F.G: Halkımız Müslümandır, dinine bağlıdır. Her camiada Fethullah Gülen'i seven insanlar olabilir. Milletimiz, idarecilerinin, askerinin, polisinin dindar olmasını ister. Ordu da, Emniyet de halkın bağrından çıkmış insanların teşkil ettiği müesseselerdir. Bunların içinde, vaazımı dinlemiş, kitabımı okumuş, konferansıma gelmiş, alâka duymuş insanlar olabilir. Bu insanlara, ben kaide dışı hareket etmeleri için telkinde bulunmuş muyum? Onlar benim bu telkinlerim istikametinde kanunlara aykırı hareket mi etmişler? Ne yapmışlar? Bir tek misâl gösteremezler.
Soru: Siz böyle diyorsunuz ama, Emniyet Müdürleri Cevdet Saral ve Osman Ak poliste "Fethullahçı örgütlenmeden" söz ediyordu. Sadece sizi sevenler değil, bilinçli bir kadrolaşma olduğu belirtiliyor.

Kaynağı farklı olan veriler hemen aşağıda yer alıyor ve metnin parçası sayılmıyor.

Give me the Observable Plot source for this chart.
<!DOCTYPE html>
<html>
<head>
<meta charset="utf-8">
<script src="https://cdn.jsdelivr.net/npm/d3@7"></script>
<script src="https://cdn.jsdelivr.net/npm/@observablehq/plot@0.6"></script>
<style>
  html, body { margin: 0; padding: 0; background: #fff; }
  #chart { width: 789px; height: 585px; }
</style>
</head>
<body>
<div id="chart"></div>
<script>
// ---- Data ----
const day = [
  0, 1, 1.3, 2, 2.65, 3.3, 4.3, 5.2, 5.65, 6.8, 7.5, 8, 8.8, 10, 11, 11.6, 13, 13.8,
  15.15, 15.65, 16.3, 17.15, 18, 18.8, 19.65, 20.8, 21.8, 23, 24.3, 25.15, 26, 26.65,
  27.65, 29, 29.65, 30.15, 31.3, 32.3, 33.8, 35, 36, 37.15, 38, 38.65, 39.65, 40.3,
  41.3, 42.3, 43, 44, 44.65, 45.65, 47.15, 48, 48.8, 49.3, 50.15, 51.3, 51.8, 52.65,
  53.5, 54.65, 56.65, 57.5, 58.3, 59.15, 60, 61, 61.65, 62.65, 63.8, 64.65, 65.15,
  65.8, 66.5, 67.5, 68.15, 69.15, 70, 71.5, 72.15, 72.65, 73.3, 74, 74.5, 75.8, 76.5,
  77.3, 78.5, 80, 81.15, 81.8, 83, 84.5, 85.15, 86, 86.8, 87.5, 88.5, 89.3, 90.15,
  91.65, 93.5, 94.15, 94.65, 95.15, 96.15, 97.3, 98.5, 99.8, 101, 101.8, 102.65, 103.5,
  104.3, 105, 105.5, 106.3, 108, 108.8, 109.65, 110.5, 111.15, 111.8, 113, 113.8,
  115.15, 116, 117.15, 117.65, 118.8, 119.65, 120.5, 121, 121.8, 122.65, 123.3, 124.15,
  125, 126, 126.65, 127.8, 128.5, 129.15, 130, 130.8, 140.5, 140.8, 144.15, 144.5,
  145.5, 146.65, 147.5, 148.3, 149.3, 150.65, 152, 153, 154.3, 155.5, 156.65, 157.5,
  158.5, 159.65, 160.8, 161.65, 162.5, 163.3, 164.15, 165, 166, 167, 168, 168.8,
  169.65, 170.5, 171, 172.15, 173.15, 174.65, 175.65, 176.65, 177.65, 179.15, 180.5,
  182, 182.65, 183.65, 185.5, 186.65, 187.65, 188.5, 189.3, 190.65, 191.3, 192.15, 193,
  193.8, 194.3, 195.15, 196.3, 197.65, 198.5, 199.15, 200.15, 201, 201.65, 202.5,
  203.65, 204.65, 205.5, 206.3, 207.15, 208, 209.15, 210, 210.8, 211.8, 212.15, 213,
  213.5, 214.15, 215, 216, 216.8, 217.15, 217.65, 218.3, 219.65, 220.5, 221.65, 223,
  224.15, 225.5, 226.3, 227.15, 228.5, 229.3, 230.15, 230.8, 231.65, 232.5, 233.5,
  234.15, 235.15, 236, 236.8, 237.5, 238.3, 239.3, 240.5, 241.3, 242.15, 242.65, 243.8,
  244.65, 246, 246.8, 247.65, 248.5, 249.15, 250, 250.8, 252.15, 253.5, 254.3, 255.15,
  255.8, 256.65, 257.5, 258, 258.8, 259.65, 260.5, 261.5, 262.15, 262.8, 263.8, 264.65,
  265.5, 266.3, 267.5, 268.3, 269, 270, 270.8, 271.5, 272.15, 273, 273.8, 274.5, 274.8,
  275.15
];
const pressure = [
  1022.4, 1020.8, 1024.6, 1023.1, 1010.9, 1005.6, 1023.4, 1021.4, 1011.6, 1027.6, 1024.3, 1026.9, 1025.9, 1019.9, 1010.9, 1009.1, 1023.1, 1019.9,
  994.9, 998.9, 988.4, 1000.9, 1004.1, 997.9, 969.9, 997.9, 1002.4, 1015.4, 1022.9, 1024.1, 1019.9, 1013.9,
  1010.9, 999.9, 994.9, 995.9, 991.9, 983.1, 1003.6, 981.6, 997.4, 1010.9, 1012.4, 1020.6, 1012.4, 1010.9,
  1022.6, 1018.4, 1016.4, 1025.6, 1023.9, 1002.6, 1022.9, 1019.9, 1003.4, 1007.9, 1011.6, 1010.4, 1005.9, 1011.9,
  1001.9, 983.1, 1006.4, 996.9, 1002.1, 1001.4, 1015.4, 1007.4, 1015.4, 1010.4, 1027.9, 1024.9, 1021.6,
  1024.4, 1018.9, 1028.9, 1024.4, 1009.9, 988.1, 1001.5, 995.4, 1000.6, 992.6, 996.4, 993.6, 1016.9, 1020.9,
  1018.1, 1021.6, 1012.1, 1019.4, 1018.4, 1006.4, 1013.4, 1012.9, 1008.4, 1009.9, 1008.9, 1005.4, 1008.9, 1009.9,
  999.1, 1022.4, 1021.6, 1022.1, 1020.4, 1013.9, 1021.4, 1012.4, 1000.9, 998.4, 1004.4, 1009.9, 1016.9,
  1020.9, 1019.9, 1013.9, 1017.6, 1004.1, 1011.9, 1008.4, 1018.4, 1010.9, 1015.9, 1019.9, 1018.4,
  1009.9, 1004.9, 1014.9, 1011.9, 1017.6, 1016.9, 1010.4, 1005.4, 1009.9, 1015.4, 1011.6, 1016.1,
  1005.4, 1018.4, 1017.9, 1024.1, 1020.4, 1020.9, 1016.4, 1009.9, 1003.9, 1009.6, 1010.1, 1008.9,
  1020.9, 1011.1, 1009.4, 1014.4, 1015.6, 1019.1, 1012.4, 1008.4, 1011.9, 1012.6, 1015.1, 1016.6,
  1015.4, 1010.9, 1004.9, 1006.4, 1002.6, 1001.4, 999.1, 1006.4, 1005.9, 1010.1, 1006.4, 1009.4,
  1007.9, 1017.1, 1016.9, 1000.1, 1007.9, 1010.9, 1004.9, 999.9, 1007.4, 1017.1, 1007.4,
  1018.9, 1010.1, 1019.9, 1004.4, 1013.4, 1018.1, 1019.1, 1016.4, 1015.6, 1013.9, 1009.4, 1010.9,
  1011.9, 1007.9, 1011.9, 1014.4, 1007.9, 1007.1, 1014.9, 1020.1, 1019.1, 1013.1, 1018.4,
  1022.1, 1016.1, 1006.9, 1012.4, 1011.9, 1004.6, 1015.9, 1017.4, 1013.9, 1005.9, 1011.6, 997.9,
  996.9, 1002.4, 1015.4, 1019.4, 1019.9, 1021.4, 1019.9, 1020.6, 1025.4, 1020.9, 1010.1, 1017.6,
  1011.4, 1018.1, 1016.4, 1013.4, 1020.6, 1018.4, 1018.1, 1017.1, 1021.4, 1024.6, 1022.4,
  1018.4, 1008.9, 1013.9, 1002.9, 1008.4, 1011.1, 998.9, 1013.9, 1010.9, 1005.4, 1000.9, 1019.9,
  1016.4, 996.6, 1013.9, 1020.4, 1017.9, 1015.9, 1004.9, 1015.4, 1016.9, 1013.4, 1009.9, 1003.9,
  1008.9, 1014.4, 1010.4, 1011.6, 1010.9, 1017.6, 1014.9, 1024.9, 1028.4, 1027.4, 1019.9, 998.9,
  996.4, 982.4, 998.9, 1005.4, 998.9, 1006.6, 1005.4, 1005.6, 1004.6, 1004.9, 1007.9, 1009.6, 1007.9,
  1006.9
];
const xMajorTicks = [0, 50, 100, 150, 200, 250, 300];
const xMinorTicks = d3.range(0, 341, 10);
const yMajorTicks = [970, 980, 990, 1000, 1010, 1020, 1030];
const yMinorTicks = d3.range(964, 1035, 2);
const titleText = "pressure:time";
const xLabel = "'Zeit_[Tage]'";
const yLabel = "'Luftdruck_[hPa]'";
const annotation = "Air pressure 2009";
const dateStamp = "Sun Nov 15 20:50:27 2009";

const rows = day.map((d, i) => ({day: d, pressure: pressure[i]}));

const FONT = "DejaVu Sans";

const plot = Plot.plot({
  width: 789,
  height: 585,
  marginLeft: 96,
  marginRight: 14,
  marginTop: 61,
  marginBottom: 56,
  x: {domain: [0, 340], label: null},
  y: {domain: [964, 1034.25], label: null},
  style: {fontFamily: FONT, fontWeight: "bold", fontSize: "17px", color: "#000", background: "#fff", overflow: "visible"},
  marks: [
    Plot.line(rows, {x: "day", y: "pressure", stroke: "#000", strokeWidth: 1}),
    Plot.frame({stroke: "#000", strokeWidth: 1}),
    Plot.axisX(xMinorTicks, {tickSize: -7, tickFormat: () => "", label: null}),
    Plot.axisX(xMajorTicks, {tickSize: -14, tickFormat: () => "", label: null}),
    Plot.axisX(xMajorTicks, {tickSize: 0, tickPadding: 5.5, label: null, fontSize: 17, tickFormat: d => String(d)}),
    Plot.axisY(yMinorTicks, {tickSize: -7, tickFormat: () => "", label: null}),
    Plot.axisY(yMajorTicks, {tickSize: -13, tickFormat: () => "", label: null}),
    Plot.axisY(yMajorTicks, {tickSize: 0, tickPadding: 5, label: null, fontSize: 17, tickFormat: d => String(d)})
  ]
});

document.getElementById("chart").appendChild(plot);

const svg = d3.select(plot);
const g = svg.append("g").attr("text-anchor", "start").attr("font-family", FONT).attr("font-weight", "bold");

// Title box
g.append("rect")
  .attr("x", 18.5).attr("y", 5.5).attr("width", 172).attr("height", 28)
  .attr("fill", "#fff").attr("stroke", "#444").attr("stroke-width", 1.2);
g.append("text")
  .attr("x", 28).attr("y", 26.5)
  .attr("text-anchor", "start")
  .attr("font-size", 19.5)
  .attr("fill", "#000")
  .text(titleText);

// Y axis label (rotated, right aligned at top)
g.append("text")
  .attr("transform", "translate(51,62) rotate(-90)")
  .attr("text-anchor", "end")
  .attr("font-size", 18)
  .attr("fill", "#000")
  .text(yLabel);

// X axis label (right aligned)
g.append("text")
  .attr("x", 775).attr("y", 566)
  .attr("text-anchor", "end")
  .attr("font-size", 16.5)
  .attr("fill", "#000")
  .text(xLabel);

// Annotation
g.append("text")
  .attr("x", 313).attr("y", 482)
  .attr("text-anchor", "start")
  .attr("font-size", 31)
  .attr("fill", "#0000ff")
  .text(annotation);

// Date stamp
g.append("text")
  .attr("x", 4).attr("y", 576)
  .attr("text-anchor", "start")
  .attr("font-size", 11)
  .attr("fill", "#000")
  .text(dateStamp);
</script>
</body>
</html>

F.G: Sözünü ettiğiniz kimseler, Ankara Emniyeti'nin istihbarat müdürleri; adları bir telefon dinleme skandalına karışmış şahıslar. Buna mukabil, daha üst ve daha yetkili bir makamın, Emniyet Genel Müdürlüğü İstihbarat Daire Başkanlığı'nın ifadeleri var: "İslâm adına takib ettiğim çizginin değişmediği, bunun ılımlı bir din anlayışına dayandığı, dini, siyasi hedeflere âlet etmekten uzak, hatta buna karşı olduğum" söyleniyor bu raporda. İki raporu mukayese etmeli. Benim yaptıklarım ve söylediklerime dayanan İstihbarat Daire Başkanlığı'nın raporuna mı, yoksa adı skandallara karışmış olanların raporuna mı inanılır? Kararı kamuoyunun vicdanına bırakıyorum.